> **AIM OF THE EXERCISE**
Make an exact copy of the entries, and keep any pictures out of it.

-------------------------

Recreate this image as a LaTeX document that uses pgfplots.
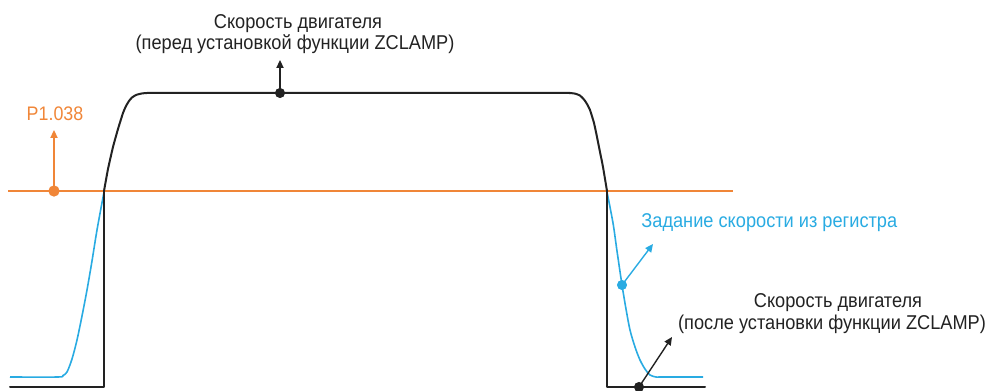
\documentclass[border=0pt]{standalone}
\usepackage{fontspec}
\setmainfont[FakeStretch=0.91]{Liberation Sans}
\usepackage{pgfplots}
\pgfplotsset{compat=1.18}
\usetikzlibrary{arrows.meta}
\definecolor{SpeedBlack}{RGB}{34,34,34}
\definecolor{RefOrange}{RGB}{240,134,56}
\definecolor{CmdBlue}{RGB}{41,171,226}
\begin{document}
\begin{tikzpicture}
\begin{axis}[
    x=0.5pt, y=0.5pt,
    xmin=0, xmax=986, ymin=0, ymax=391,
    hide axis, clip=false,
    every node/.style={font=\fontsize{9}{11}\selectfont},
    arr/.style={line width=0.7pt, -{Triangle[length=4pt,width=3.6pt]}},
  ]
  % corners of the picture
  \coordinate (ll) at (axis cs:0,0);
  \coordinate (ur) at (axis cs:986,391);

  % P1.038 level
  \addplot[RefOrange, line width=0.8pt] coordinates {(8,200) (733,200)};
  \addplot[RefOrange, arr] coordinates {(54,200) (54,261)};
  \addplot[RefOrange, only marks, mark=*, mark size=2.6pt] coordinates {(54,200)};
  \node[RefOrange, anchor=base, font=\fontsize{9.8}{11}\selectfont] at (axis cs:55,270) {P1.038};

  % speed command from register
  \addplot[CmdBlue, line width=0.8pt, smooth, tension=0.5] coordinates {
    (10,14) (58,14) (63,15.5) (67,19) (72,32) (77,51) (82,75) (87,101) (92,130) (97,161) (104,199)};
  \addplot[CmdBlue, line width=0.8pt, smooth, tension=0.5] coordinates {
    (607,199) (613,168) (617,140) (622,106) (626,82) (630,61) (635,44) (640,31) (645,22) (650,16) (656,14) (662,14) (703,14)};
  \addplot[CmdBlue, arr] coordinates {(622,106) (653,147)};
  \addplot[CmdBlue, only marks, mark=*, mark size=2.3pt] coordinates {(622,106)};
  \node[CmdBlue, anchor=base west, inner sep=0pt] at (axis cs:641,163) {Задание скорости из регистра};

  % motor speed
  \addplot[SpeedBlack, line width=1pt, line cap=round, line join=round] coordinates {(10,4) (104,4) (104,200)};
  \addplot[SpeedBlack, line width=1pt, line cap=round, smooth, tension=0.3] coordinates {
    (104,200) (108,222) (113,244) (118,262) (123,278) (126,285) (129,290) (132,293.5)
    (136,296) (141,297.4) (147,298) (160,298) (280,298) (555,298) (569,298) (575,297.4)
    (580,295.5) (584,291.5) (587,287) (590,281) (594,268) (597,254) (600,239) (603,224) (607,200)};
  \addplot[SpeedBlack, line width=1pt, line cap=round, line join=round] coordinates {(607,200) (607,4) (705,4)};

  % annotations of the motor speed
  \addplot[SpeedBlack, arr] coordinates {(280,298) (280,331)};
  \addplot[SpeedBlack, only marks, mark=*, mark size=2.3pt] coordinates {(280,298)};
  \node[SpeedBlack, anchor=base] at (axis cs:298,362) {Скорость двигателя};
  \node[SpeedBlack, anchor=base] at (axis cs:295,341) {(перед установкой функции ZCLAMP)};

  \addplot[SpeedBlack, arr] coordinates {(639,4) (672,54)};
  \addplot[SpeedBlack, only marks, mark=*, mark size=2.3pt] coordinates {(639,4)};
  \node[SpeedBlack, anchor=base] at (axis cs:838,83) {Скорость двигателя};
  \node[SpeedBlack, anchor=base] at (axis cs:832,61) {(после установки функции ZCLAMP)};
\end{axis}
\pgfresetboundingbox
\path[use as bounding box] (ll) rectangle (ur);
\end{tikzpicture}
\end{document}
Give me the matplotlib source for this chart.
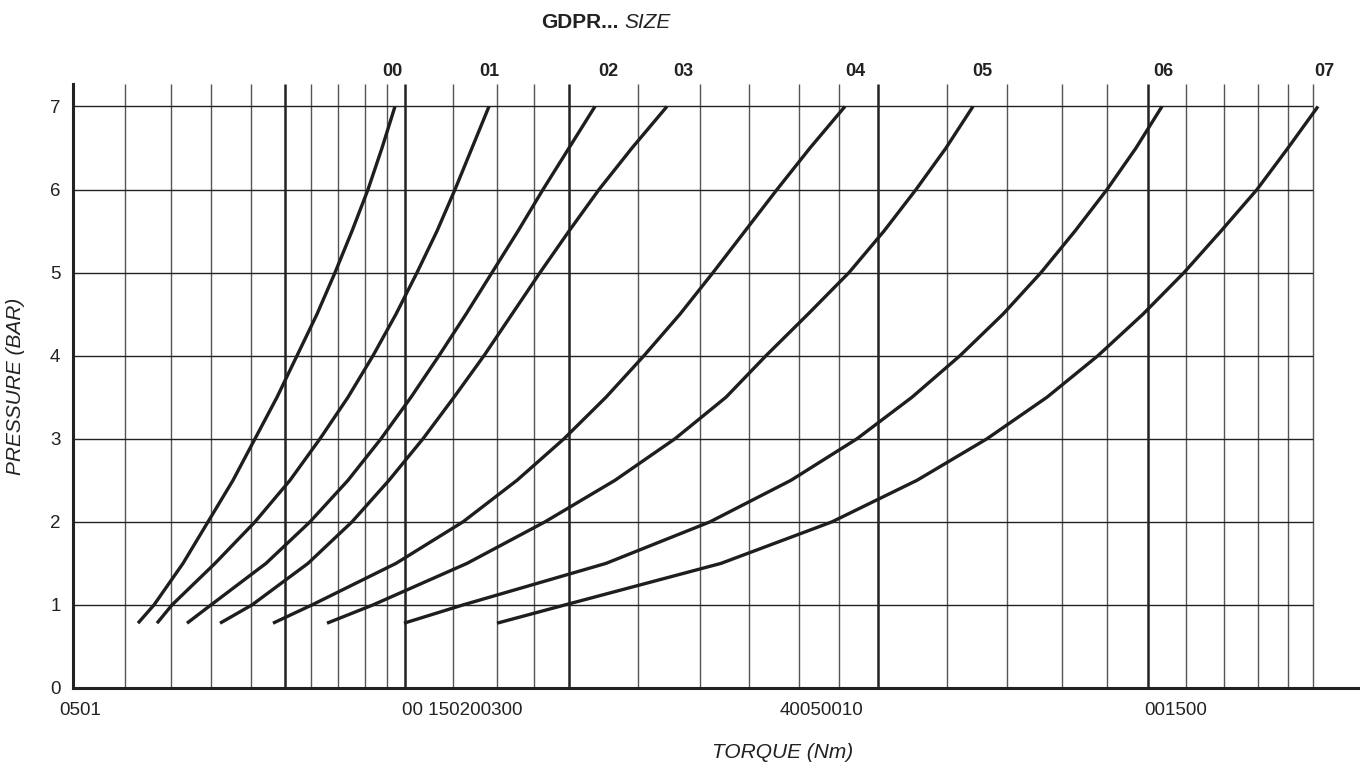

-------------------------

> **FINISHED ANSWER**
Recreate this image as a LaTeX document that uses pgfplots.
\documentclass[border=0pt]{standalone}
\usepackage{fontspec}
\setmainfont[FakeStretch=0.91]{Liberation Sans}
\usepackage{pgfplots}
\pgfplotsset{compat=1.18}
\usetikzlibrary{arrows.meta}
\definecolor{SpeedBlack}{RGB}{34,34,34}
\definecolor{RefOrange}{RGB}{240,134,56}
\definecolor{CmdBlue}{RGB}{41,171,226}
\begin{document}
\begin{tikzpicture}
\begin{axis}[
    x=0.5pt, y=0.5pt,
    xmin=0, xmax=986, ymin=0, ymax=391,
    hide axis, clip=false,
    every node/.style={font=\fontsize{9}{11}\selectfont},
    arr/.style={line width=0.7pt, -{Triangle[length=4pt,width=3.6pt]}},
  ]
  % corners of the picture
  \coordinate (ll) at (axis cs:0,0);
  \coordinate (ur) at (axis cs:986,391);

  % P1.038 level
  \addplot[RefOrange, line width=0.8pt] coordinates {(8,200) (733,200)};
  \addplot[RefOrange, arr] coordinates {(54,200) (54,261)};
  \addplot[RefOrange, only marks, mark=*, mark size=2.6pt] coordinates {(54,200)};
  \node[RefOrange, anchor=base, font=\fontsize{9.8}{11}\selectfont] at (axis cs:55,270) {P1.038};

  % speed command from register
  \addplot[CmdBlue, line width=0.8pt, smooth, tension=0.5] coordinates {
    (10,14) (58,14) (63,15.5) (67,19) (72,32) (77,51) (82,75) (87,101) (92,130) (97,161) (104,199)};
  \addplot[CmdBlue, line width=0.8pt, smooth, tension=0.5] coordinates {
    (607,199) (613,168) (617,140) (622,106) (626,82) (630,61) (635,44) (640,31) (645,22) (650,16) (656,14) (662,14) (703,14)};
  \addplot[CmdBlue, arr] coordinates {(622,106) (653,147)};
  \addplot[CmdBlue, only marks, mark=*, mark size=2.3pt] coordinates {(622,106)};
  \node[CmdBlue, anchor=base west, inner sep=0pt] at (axis cs:641,163) {Задание скорости из регистра};

  % motor speed
  \addplot[SpeedBlack, line width=1pt, line cap=round, line join=round] coordinates {(10,4) (104,4) (104,200)};
  \addplot[SpeedBlack, line width=1pt, line cap=round, smooth, tension=0.3] coordinates {
    (104,200) (108,222) (113,244) (118,262) (123,278) (126,285) (129,290) (132,293.5)
    (136,296) (141,297.4) (147,298) (160,298) (280,298) (555,298) (569,298) (575,297.4)
    (580,295.5) (584,291.5) (587,287) (590,281) (594,268) (597,254) (600,239) (603,224) (607,200)};
  \addplot[SpeedBlack, line width=1pt, line cap=round, line join=round] coordinates {(607,200) (607,4) (705,4)};

  % annotations of the motor speed
  \addplot[SpeedBlack, arr] coordinates {(280,298) (280,331)};
  \addplot[SpeedBlack, only marks, mark=*, mark size=2.3pt] coordinates {(280,298)};
  \node[SpeedBlack, anchor=base] at (axis cs:298,362) {Скорость двигателя};
  \node[SpeedBlack, anchor=base] at (axis cs:295,341) {(перед установкой функции ZCLAMP)};

  \addplot[SpeedBlack, arr] coordinates {(639,4) (672,54)};
  \addplot[SpeedBlack, only marks, mark=*, mark size=2.3pt] coordinates {(639,4)};
  \node[SpeedBlack, anchor=base] at (axis cs:838,83) {Скорость двигателя};
  \node[SpeedBlack, anchor=base] at (axis cs:832,61) {(после установки функции ZCLAMP)};
\end{axis}
\pgfresetboundingbox
\path[use as bounding box] (ll) rectangle (ur);
\end{tikzpicture}
\end{document}
Give me the matplotlib source for this chart.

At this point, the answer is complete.